Manda a boa educação que se apague o televisor quando se recebem visitas. Mas é da natureza do televisor estar ligado, e não faz sentido ser de outro modo. Um televisor não é um pisa-papéis. Não é nada agradável partilhar o mesmo espaço com um televisor desligado. É como estar ali alguém amordaçado, todos fingindo que não dão por nada mas sentindo olhos acusadores nas costas. A solução é, por isso, tirá-lo de onde possa atraír o olhar.

Como ocupar o tempo e os olhos? Net, net, net. Rede wireless, à lareira. E o tradicional: livros, música e o que mais vier. À lareira.

terça-feira, janeiro 06, 2004

Consciência de Não

Uma das partes chatas das ciências sociais (há muitas, eu sei) é aquela que faz com que a análise de um fenómeno altere o próprio fenómeno. Dois e dois serão sempre quatro, e um átomo reagirá sempre da mesma maneira a uma descarga de energia. Mas o comportamento de um indivíduo é sempre influenciado por saber que está a ser observado.

Os tiques dos amigos (especialmente os seus bordões de linguagem) são um campo fértil de análise. Há expressões que identificam pessoas, e fazem parte do nosso afecto por elas. Expressões que associamos a alguém, ditas por terceiros, despertam em nós reacções automáticas, como um cheiro de infância.

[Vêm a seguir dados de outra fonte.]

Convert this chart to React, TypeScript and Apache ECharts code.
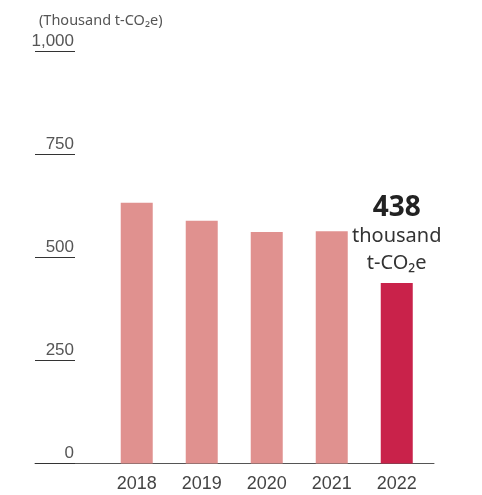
import React, { useEffect, useRef } from "react";
import * as echarts from "echarts";

const years = [2018, 2019, 2020, 2021, 2022];
const values = [633, 589, 562, 564, 438];
const yTicks = [0, 250, 500, 750, 1000];
const unitLabel = "(Thousand t-CO₂e)";
const highlightLines = ["438", "thousand", "t-CO₂e"];

export default function App() {
  const ref = useRef<HTMLDivElement>(null);
  useEffect(() => {
    if (!ref.current) return;
    const chart = echarts.init(ref.current, null, { renderer: "svg" });
    const last = years.length - 1;
    chart.setOption({
      animation: false,
      title: {
        text: unitLabel,
        left: 34,
        top: 6,
        textStyle: { fontSize: 14.5, fontWeight: "normal", color: "#555", fontFamily: "Noto Sans" },
      },
      grid: { left: 35, right: 48, top: 51.5, bottom: 31.5 },
      xAxis: {
        type: "value",
        min: 2016.435,
        max: 2022.573,
        axisLine: { show: true, lineStyle: { color: "#555", width: 1 } },
        axisTick: { show: false },
        splitLine: { show: false },
        axisLabel: {
          customValues: years,
          formatter: (v: number) => String(v),
          fontSize: 18,
          color: "#444",
          margin: 10,
          fontFamily: "Liberation Sans",
        },
      },
      yAxis: {
        type: "value",
        min: yTicks[0],
        max: yTicks[yTicks.length - 1],
        interval: 250,
        axisLine: { show: false },
        axisTick: { show: true, inside: true, length: 40, lineStyle: { color: "#333", width: 1 } },
        splitLine: { show: false },
        axisLabel: {
          inside: true,
          align: "right",
          verticalAlign: "bottom",
          margin: 39,
          padding: [0, 0, 3, 0],
          fontSize: 17,
          color: "#555",
          fontFamily: "Liberation Sans",
        },
      },
      series: [
        {
          type: "bar",
          barWidth: 32,
          data: years.map((y, i) => ({
            value: [y, values[i]],
            itemStyle: { color: i === last ? "#C9224A" : "#E0918F" },
            label:
              i === last
                ? {
                    show: true,
                    position: "top",
                    distance: 8,
                    formatter: `{a|${highlightLines[0]}}\n{b|${highlightLines[1]}}\n{b|${highlightLines[2]}}`,
                    rich: {
                      a: { fontSize: 28, fontWeight: "bold", color: "#222", fontFamily: "Noto Sans", lineHeight: 32, align: "center" },
                      b: { fontSize: 20, color: "#333", fontFamily: "Noto Sans", lineHeight: 27, align: "center" },
                    },
                  }
                : { show: false },
          })),
        },
      ],
    });
    return () => chart.dispose();
  }, []);
  return <div ref={ref} style={{ position: "fixed", left: 0, top: 0, width: 482, height: 495 }} />;
}
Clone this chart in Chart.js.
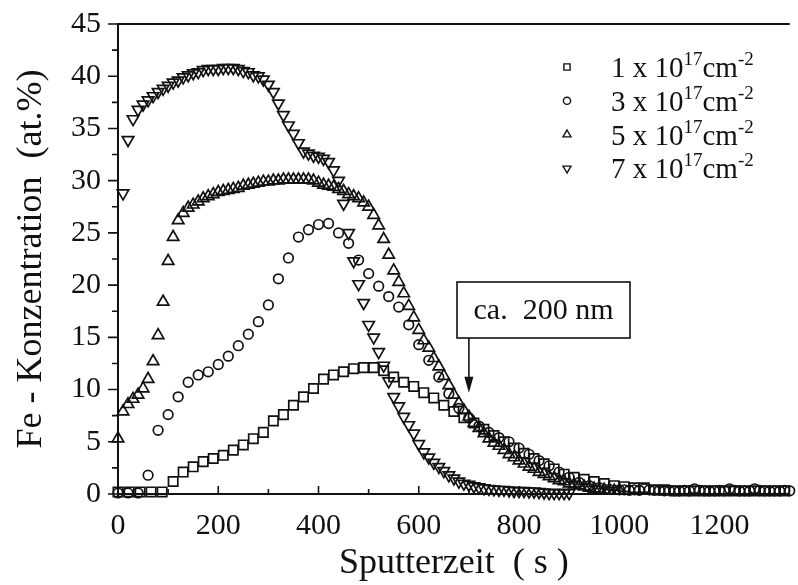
<!DOCTYPE html>
<html>
<head>
<meta charset="utf-8">
<script src="https://cdn.jsdelivr.net/npm/chart.js@4.4.0/dist/chart.umd.min.js"></script>
<style>
  html, body { margin: 0; padding: 0; background: #fff; overflow: hidden; }
  #wrap { width: 798px; height: 585px; }
</style>
</head>
<body>
<div id="wrap"><canvas id="graficaPerfil" width="798" height="585"></canvas></div>
<script>
// Sputterzeit (s) und Fe-Konzentration (at.%) je Dosis
const zeit1 = [0, 22, 44, 66, 88, 110, 130, 150, 170, 190, 210, 230, 250, 270, 290, 310, 330, 350, 370, 390,
  410, 430, 450, 470, 490, 510, 530, 550, 570, 590, 610, 630, 650, 670, 690, 710, 730, 750, 770, 790,
  810, 830, 850, 870, 890, 910, 930, 950, 970, 990, 1010, 1030, 1050, 1070, 1090, 1110, 1130, 1150, 1170, 1190,
  1210, 1230, 1250, 1270, 1290, 1310, 1330];
const fe1 = [0.2, 0.2, 0.2, 0.2, 0.2, 1.2, 2.1, 2.6, 3.1, 3.4, 3.7, 4.2, 4.7, 5.3, 5.9, 7.0, 7.6, 8.5, 9.3, 10.1,
  11.0, 11.4, 11.7, 12.0, 12.1, 12.1, 11.8, 11.2, 10.7, 10.3, 9.7, 9.2, 8.5, 7.9, 7.3, 6.8, 6.2, 5.6, 5.0, 4.4,
  3.9, 3.4, 2.9, 2.4, 1.9, 1.6, 1.4, 1.2, 1.0, 0.8, 0.7, 0.6, 0.6, 0.4, 0.4, 0.3, 0.3, 0.3, 0.3, 0.3,
  0.3, 0.3, 0.3, 0.3, 0.3, 0.3, 0.3];

const zeit3 = [0, 20, 40, 60, 80, 100, 120, 140, 160, 180, 200, 220, 240, 260, 280, 300, 320, 340, 360, 380,
  400, 420, 440, 460, 480, 500, 520, 540, 560, 580, 600, 620, 640, 660, 680, 700, 720, 740, 760, 780,
  800, 820, 840, 860, 880, 900, 920, 940, 960, 980, 1000, 1010, 1020, 1030, 1040, 1050, 1060, 1070, 1080, 1090,
  1100, 1110, 1120, 1130, 1140, 1150, 1160, 1170, 1180, 1190, 1200, 1210, 1220, 1230, 1240, 1250, 1260, 1270, 1280, 1290,
  1300, 1310, 1320, 1330, 1340];
const fe3 = [0.1, 0.1, 0.1, 1.8, 6.1, 7.6, 9.3, 10.7, 11.4, 11.7, 12.4, 13.2, 14.2, 15.3, 16.5, 18.1, 20.6, 22.6, 24.6, 25.3,
  25.8, 25.9, 25.0, 24.0, 22.4, 21.1, 19.9, 18.9, 17.9, 16.2, 14.3, 12.8, 11.2, 9.6, 8.2, 7.3, 6.5, 5.9, 5.4, 5.0,
  4.4, 3.8, 3.2, 2.7, 2.1, 1.6, 1.1, 0.8, 0.6, 0.45, 0.4, 0.4, 0.35, 0.4, 0.35, 0.5, 0.4, 0.35, 0.35, 0.3,
  0.35, 0.3, 0.3, 0.35, 0.3, 0.5, 0.35, 0.3, 0.3, 0.3, 0.35, 0.3, 0.5, 0.35, 0.3, 0.3, 0.3, 0.5, 0.35, 0.3,
  0.3, 0.3, 0.3, 0.35, 0.3];

const zeit5 = [0, 10, 20, 30, 40, 50, 60, 70, 80, 90, 100, 110, 120, 130, 140, 150, 160, 170, 180, 190,
  200, 210, 220, 230, 240, 250, 260, 270, 280, 290, 300, 310, 320, 330, 340, 350, 360, 370, 380, 390,
  400, 410, 420, 430, 440, 450, 460, 470, 480, 490, 500, 510, 520, 530, 540, 550, 560, 570, 580, 590,
  600, 610, 620, 630, 640, 650, 660, 670, 680, 690, 700, 710, 720, 730, 740, 750, 760, 770, 780, 790,
  800, 810, 820, 830, 840, 850, 860, 870, 880, 890, 900, 910, 920, 930, 940, 950, 960, 970, 980, 990, 1000];
const fe5 = [5.3, 7.9, 8.6, 9.1, 9.5, 10.1, 11.0, 12.7, 15.2, 18.4, 22.3, 24.6, 26.2, 26.9, 27.4, 27.7, 28.0, 28.3, 28.5, 28.7,
  28.9, 29.0, 29.1, 29.2, 29.3, 29.5, 29.6, 29.7, 29.8, 29.9, 29.9, 30.0, 30.0, 30.1, 30.1, 30.1, 30.1, 30.1, 30.1, 30.0,
  29.8, 29.6, 29.5, 29.4, 29.2, 29.0, 28.7, 28.5, 28.3, 27.9, 27.5, 26.7, 25.7, 24.4, 22.9, 21.4, 20.3, 19.2, 18.0, 16.9,
  15.7, 14.7, 14.0, 13.0, 12.2, 11.3, 10.4, 9.5, 8.7, 8.0, 7.4, 6.8, 6.3, 5.8, 5.3, 4.9, 4.6, 4.2, 3.8, 3.5,
  3.2, 2.9, 2.6, 2.4, 2.1, 1.9, 1.7, 1.5, 1.3, 1.2, 1.0, 0.9, 0.8, 0.7, 0.6, 0.5, 0.4, 0.4, 0.3, 0.3, 0.3];

const zeit7 = [10, 20, 30, 40, 50, 60, 70, 80, 90, 100, 110, 120, 130, 140, 150, 160, 170, 180, 190, 200,
  210, 220, 230, 240, 250, 260, 270, 280, 290, 300, 310, 320, 330, 340, 350, 360, 370, 380, 390, 400,
  410, 420, 430, 440, 450, 460, 470, 480, 490, 500, 510, 520, 530, 540, 550, 560, 570, 580, 590, 600,
  610, 620, 630, 640, 650, 660, 670, 680, 690, 700, 710, 720, 730, 740, 750, 760, 770, 780, 790, 800,
  810, 820, 830, 840, 850, 860, 870, 880, 890, 900];
const fe7 = [28.8, 33.9, 35.9, 36.8, 37.3, 37.7, 38.1, 38.5, 38.8, 39.1, 39.4, 39.6, 39.9, 40.1, 40.3, 40.4, 40.6, 40.7, 40.7, 40.7,
  40.8, 40.8, 40.8, 40.7, 40.5, 40.4, 40.1, 40.0, 39.7, 39.2, 38.5, 37.4, 36.3, 35.3, 34.5, 33.6, 32.8, 32.6, 32.4, 32.3,
  32.1, 31.8, 31.0, 30.0, 27.8, 25.0, 22.3, 20.1, 18.3, 16.2, 15.0, 13.6, 12.3, 10.8, 9.3, 8.4, 7.4, 6.6, 5.8, 4.8,
  4.0, 3.5, 3.0, 2.6, 2.2, 1.8, 1.5, 1.2, 1.0, 0.9, 0.75, 0.65, 0.55, 0.5, 0.45, 0.4, 0.4, 0.35, 0.3, 0.3,
  0.3, 0.25, 0.25, 0.2, 0.15, 0.1, 0.1, 0.1, 0.1, 0.1];

const dosen = ['1', '3', '5', '7'];
const xTicks = [0, 200, 400, 600, 800, 1000, 1200];
const yTicks = [0, 5, 10, 15, 20, 25, 30, 35, 40, 45];

const SERIF = '"Liberation Serif", "DejaVu Serif", serif';

const toPoints = (zeit, werte) => zeit.map((t, i) => ({ x: t, y: werte[i] }));

const symbole = [
  { style: 'rect', rot: 0, r: 6.6, rl: 4.4 },
  { style: 'circle', rot: 0, r: 4.8, rl: 3.6 },
  { style: 'triangle', rot: 0, r: 6.6, rl: 4.6 },
  { style: 'triangle', rot: 180, r: 6.6, rl: 4.6 }
];

const serien = [toPoints(zeit1, fe1), toPoints(zeit3, fe3), toPoints(zeit5, fe5), toPoints(zeit7, fe7)];

// Rahmen und Striche (Hauptstriche + Zwischenstriche)
const rahmenPlugin = {
  id: 'rahmen',
  afterDatasetsDraw(chart) {
    const { ctx, chartArea: a, scales: { x, y } } = chart;
    ctx.save();
    ctx.strokeStyle = '#111';
    ctx.lineWidth = 2;
    ctx.beginPath();
    ctx.moveTo(a.left, a.bottom + 4);
    ctx.lineTo(a.left, a.top);
    ctx.lineTo(a.right, a.top);
    ctx.moveTo(a.left, a.bottom);
    ctx.lineTo(a.right, a.bottom);
    ctx.stroke();
    ctx.lineWidth = 1.6;
    ctx.beginPath();
    for (let v = 0; v <= 45; v += 2.5) {
      const py = y.getPixelForValue(v);
      const len = v % 5 === 0 ? 10 : 6;
      ctx.moveTo(a.left - len, py);
      ctx.lineTo(a.left, py);
    }
    for (let v = 100; v <= 1300; v += 100) {
      const px = x.getPixelForValue(v);
      const len = v % 200 === 0 ? 8 : 5;
      ctx.moveTo(px, a.bottom);
      ctx.lineTo(px, a.bottom - len);
    }
    ctx.stroke();
    ctx.restore();
  }
};

// Legende mit Hochzahlen
const legendePlugin = {
  id: 'legende',
  afterDraw(chart) {
    const { ctx } = chart;
    ctx.save();
    dosen.forEach((d, i) => {
      const cy = 67 + i * 33.8;
      const s = symbole[i];
      ctx.fillStyle = 'rgba(0,0,0,0)';
      ctx.strokeStyle = '#111';
      ctx.lineWidth = 1.4;
      Chart.helpers.drawPoint(ctx, { pointStyle: s.style, rotation: s.rot, radius: s.rl, borderWidth: 1.4 }, 567, cy);
      ctx.fillStyle = '#111';
      let tx = 611;
      const base = cy + 10;
      ctx.textBaseline = 'alphabetic';
      ctx.textAlign = 'left';
      ctx.font = '29px ' + SERIF;
      const t1 = d + ' x 10';
      ctx.fillText(t1, tx, base);
      tx += ctx.measureText(t1).width;
      ctx.font = '19px ' + SERIF;
      ctx.fillText('17', tx, base - 12);
      tx += ctx.measureText('17').width;
      ctx.font = '29px ' + SERIF;
      ctx.fillText('cm', tx, base);
      tx += ctx.measureText('cm').width;
      ctx.font = '19px ' + SERIF;
      ctx.fillText('-2', tx, base - 12);
    });
    ctx.restore();
  }
};

// Kasten "ca. 200 nm" mit Pfeil
const hinweisPlugin = {
  id: 'hinweis',
  afterDraw(chart) {
    const { ctx, scales: { x, y } } = chart;
    const ax = x.getPixelForValue(700);
    const tip = y.getPixelForValue(9.7);
    ctx.save();
    ctx.strokeStyle = '#111';
    ctx.fillStyle = '#fff';
    ctx.lineWidth = 1.6;
    ctx.fillRect(457, 282, 173, 56);
    ctx.strokeRect(457, 282, 173, 56);
    ctx.fillStyle = '#111';
    ctx.font = '30px ' + SERIF;
    ctx.textAlign = 'center';
    ctx.textBaseline = 'middle';
    ctx.fillText('ca.  200 nm', 543.5, 311);
    ctx.beginPath();
    ctx.moveTo(ax, 338);
    ctx.lineTo(ax, tip - 14);
    ctx.stroke();
    ctx.beginPath();
    ctx.moveTo(ax - 4.5, tip - 16);
    ctx.lineTo(ax + 4.5, tip - 16);
    ctx.lineTo(ax, tip);
    ctx.closePath();
    ctx.fill();
    ctx.restore();
  }
};

new Chart(document.getElementById('graficaPerfil').getContext('2d'), {
  type: 'scatter',
  data: {
    datasets: serien.map((pts, i) => ({
      label: dosen[i] + ' x 10^17 cm^-2',
      data: pts,
      pointStyle: symbole[i].style,
      rotation: symbole[i].rot,
      pointRadius: symbole[i].r,
      pointHoverRadius: symbole[i].r,
      borderColor: '#111',
      backgroundColor: 'rgba(0,0,0,0)',
      borderWidth: 1.7,
      showLine: false
    }))
  },
  options: {
    responsive: false,
    animation: false,
    devicePixelRatio: 1,
    clip: false,
    layout: { padding: { top: 24, right: 0, left: 0, bottom: 0 } },
    plugins: {
      legend: { display: false },
      tooltip: { enabled: false }
    },
    scales: {
      x: {
        type: 'linear',
        min: 0,
        max: 1340,
        afterBuildTicks: (s) => { s.ticks = xTicks.map(v => ({ value: v })); },
        afterFit: (s) => { s.height = 91; s.paddingLeft = 0; s.paddingRight = 0; },
        grid: { display: false, drawTicks: false },
        border: { display: false },
        ticks: {
          color: '#111',
          padding: 14,
          maxRotation: 0,
          autoSkip: false,
          callback: (v) => String(v),
          font: { family: SERIF, size: 30 }
        },
        title: {
          display: true,
          text: 'Sputterzeit  ( s )',
          color: '#111',
          font: { family: SERIF, size: 36 },
          padding: { top: 0, bottom: 0 }
        }
      },
      y: {
        type: 'linear',
        min: 0,
        max: 45,
        afterBuildTicks: (s) => { s.ticks = yTicks.map(v => ({ value: v })); },
        afterFit: (s) => { s.width = 118; s.paddingTop = 0; s.paddingBottom = 0; },
        grid: { display: false, drawTicks: false },
        border: { display: false },
        ticks: {
          color: '#111',
          padding: 17,
          callback: (v) => String(v),
          font: { family: SERIF, size: 30 }
        },
        title: {
          display: true,
          text: 'Fe - Konzentration  (at.%)',
          color: '#111',
          font: { family: SERIF, size: 36 },
          padding: { top: 10, bottom: 0 }
        }
      }
    }
  },
  plugins: [rahmenPlugin, legendePlugin, hinweisPlugin]
});
</script>
</body>
</html>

Ora, é justo (e benéfico) revelar a alguém que amamos essa sua particularidade? A maioria das vezes a revelação conduz à mudança do comportamento, suprimindo a expressão. Mas, como a coisa não é automática, os primeiros tempos serão muito difíceis. Já repararam como nos sentimos patetas quando a mecânica da fala está em pleno movimento, imparável, e nós, horrorizados, percebemos que não queremos dizer aquilo?

Este "conhece-te a ti mesmo" imposto do exterior pode ser traumatizante. Utilizado sem sensibilidade, pode ser cruelmente devastador. O último post do Aviz é elucidativo. Ele mostra que o meu insensível exercício contabilístico pode ter provocado efeitos indesejáveis. Cada vez que o FJV escrever "não" vai fazer soar uma campainha, como aqueles indivíduos hipnotizados que são programados para uma certa reacção cada vez que alguém bater palmas.

Estou muito embaraçado pelo meu uso irresponsável da ciência.